Moreover, right now, it's not easy to replicate the rounding bit. You could set the rounding mode to round up, like interval arithmetic libraries do, and then you definitely know it rounded up, but this loses accuracy: rounding to nearest even has 0.5 ulps of error per operation, while rounding up has 1.0 ulps. Of course, you could execute an operation twice with different rounding modes, but that is slow. So the rounding bit is a new capability that seems to supercede rounding modes but offers additional capabilities.

## The rounding bit is implementable

Moreover, I think this could be implemented efficiently in a modern chip.

A quick background—please correct me if you know hardware. When implementing a mathematical operation like addition, multiplication, division, or FMA, you have two inputs with (say) 53 significant figures, but when you add (or multiply, etc) them, you can end up with more than 53 significant figures. In fact, the number of significant figures can be quite large, so you don't represent them all exactly. Instead, for rounding, you only need two bits:

- The "guard bit" tells you if the next bit (which would be rounded off) is a one or a zero.
- The "sticky bit" tells you if any
*further*bits are ones

With these two bits, plus the sign and mantissa, at hand, you can round any which way you want:

- If the guard and sticky bit are 0, you have the exact right answer,
no rounding
^{1}[^{1}This is also how you set the inexact exception flag.] - If the sticky bit is 1, the guard bit tells you which endpoint you're closer to.
- If the sticky bit is 0 and the guard bit is 1, you are exactly midway between the endpoints

This connection was made for me by Jay P. Lim in his breakthrough RLIBMALL paper, but its source is much older.

The rounding bit would be a new exception flag, and it would tell you which way you rounded, 1 if up and 0 if down. If there was no rounding, the rounding bit wouldn't matter, and you'd be able to tell by checking the inexact flag. Since all the code runs in round-nearest-even, the rounding bit would be set by:

guard & (last | sticky)

So as you can see, this would not be an expensive operation.

The rounding bit could be treated as a exception flag, in MXCSR or the architectural equivalent. MXCSR has some reserved bits that could be used.

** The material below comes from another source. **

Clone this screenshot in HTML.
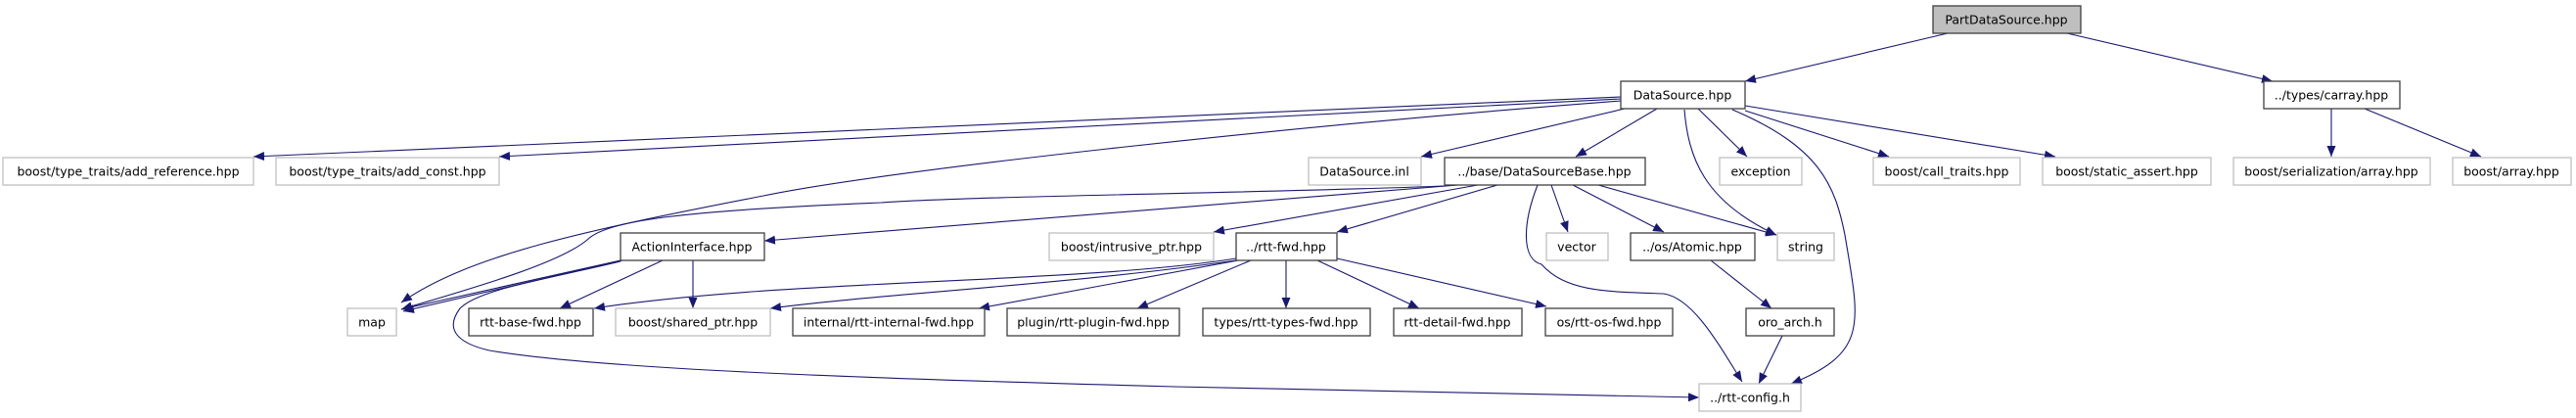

And modern Intel chips make access to MXCSR reasonably fast (latency 5, throughput 0.5 according to Fog's tables, though it does have to hit memory), likely faster than changing rounding mode.

To make this work best, I would make the rounding bit work a bit differently from other exception flags. I wouldn't make it an actual exception; there's no point triggering exceptions only on round up anyway. And instead of the bit being "sticky" (an "or" of all previous operations) I would just set it per operation. This is a little different from the other exception flags, but those are required by IEEE 754, while this isn't. It also would be great if you could load the rounding and inexact bits into a register (perhaps a register destination version of LDMXCSR?) since you typically need to do some bitwise arithmetic on these values, but I guess that's not essential, especially on a chip with memory renaming.

## Will this happen

No, definitely not. But perhaps it could be implemented in software libraries? Perhaps MPFR?

## Footnotes:

^{1}

This is also how you set the inexact exception flag.